[Data]

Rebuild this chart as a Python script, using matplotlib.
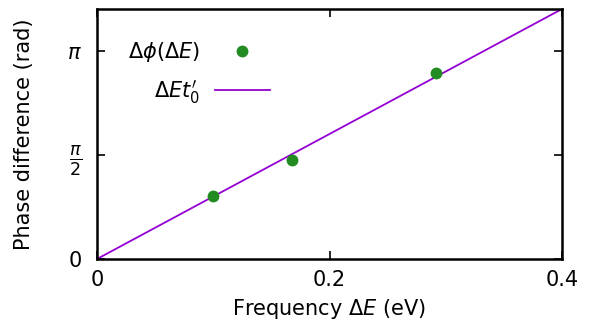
import numpy as np
import matplotlib
matplotlib.use('Agg')
import matplotlib.pyplot as plt

# measured phase differences
dE = [0.1, 0.168, 0.292]
dphi = [0.956, 1.50, 2.814]

# fitted line  dE * t0'
t0 = 9.44
line_x = [0.0, 0.4]

xticks = [0, 0.2, 0.4]
xticklabels = ['0', '0.2', '0.4']
yticks = [0, np.pi / 2, np.pi]
yticklabels = ['0', r'$\frac{\pi}{2}$', r'$\pi$']

plt.rcParams['font.family'] = 'DejaVu Sans'
plt.rcParams['mathtext.fontset'] = 'dejavusans'
plt.rcParams['font.size'] = 15

fig = plt.figure(figsize=(5.92, 3.22), dpi=100)
ax = fig.add_axes([97 / 592, 1 - 259 / 322, 465 / 592, 250 / 322])

ax.plot(dE, dphi, 'o', color='#228b22', markersize=7.5, label=r'$\Delta\phi(\Delta E)$', zorder=3)
ax.plot(line_x, [t0 * v for v in line_x], '-', color='#9400d3', lw=1.3, label=r"$\Delta E t_0'$")

ax.set_xlim(0, 0.4)
ax.set_ylim(0, 0.4 * t0)
ax.set_xticks(xticks)
ax.set_xticklabels(xticklabels)
ax.set_yticks(yticks)
ax.set_yticklabels(yticklabels)
ax.get_yticklabels()[1].set_fontsize(18)
ax.tick_params(direction='in', top=True, right=True, length=6, width=1.2)
ax.tick_params(axis='x', pad=8)
ax.tick_params(axis='y', pad=11)
for s in ax.spines.values():
    s.set_linewidth(1.8)

ax.set_xlabel(r'Frequency $\Delta E$ (eV)', labelpad=5)
ax.set_ylabel('Phase difference (rad)', labelpad=24)

ax.legend(loc='upper right', bbox_to_anchor=(0.372, 0.875), frameon=False, markerfirst=False,
          handlelength=2.64, labelspacing=0.64, handletextpad=0.72, borderaxespad=0, borderpad=0)

fig.savefig('out.png', dpi=100)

[Direction] Copy out the data above exactly, except the pictures.

[Final result]
Rebuild this chart as a Python script, using matplotlib.
import numpy as np
import matplotlib
matplotlib.use('Agg')
import matplotlib.pyplot as plt

# measured phase differences
dE = [0.1, 0.168, 0.292]
dphi = [0.956, 1.50, 2.814]

# fitted line  dE * t0'
t0 = 9.44
line_x = [0.0, 0.4]

xticks = [0, 0.2, 0.4]
xticklabels = ['0', '0.2', '0.4']
yticks = [0, np.pi / 2, np.pi]
yticklabels = ['0', r'$\frac{\pi}{2}$', r'$\pi$']

plt.rcParams['font.family'] = 'DejaVu Sans'
plt.rcParams['mathtext.fontset'] = 'dejavusans'
plt.rcParams['font.size'] = 15

fig = plt.figure(figsize=(5.92, 3.22), dpi=100)
ax = fig.add_axes([97 / 592, 1 - 259 / 322, 465 / 592, 250 / 322])

ax.plot(dE, dphi, 'o', color='#228b22', markersize=7.5, label=r'$\Delta\phi(\Delta E)$', zorder=3)
ax.plot(line_x, [t0 * v for v in line_x], '-', color='#9400d3', lw=1.3, label=r"$\Delta E t_0'$")

ax.set_xlim(0, 0.4)
ax.set_ylim(0, 0.4 * t0)
ax.set_xticks(xticks)
ax.set_xticklabels(xticklabels)
ax.set_yticks(yticks)
ax.set_yticklabels(yticklabels)
ax.get_yticklabels()[1].set_fontsize(18)
ax.tick_params(direction='in', top=True, right=True, length=6, width=1.2)
ax.tick_params(axis='x', pad=8)
ax.tick_params(axis='y', pad=11)
for s in ax.spines.values():
    s.set_linewidth(1.8)

ax.set_xlabel(r'Frequency $\Delta E$ (eV)', labelpad=5)
ax.set_ylabel('Phase difference (rad)', labelpad=24)

ax.legend(loc='upper right', bbox_to_anchor=(0.372, 0.875), frameon=False, markerfirst=False,
          handlelength=2.64, labelspacing=0.64, handletextpad=0.72, borderaxespad=0, borderpad=0)

fig.savefig('out.png', dpi=100)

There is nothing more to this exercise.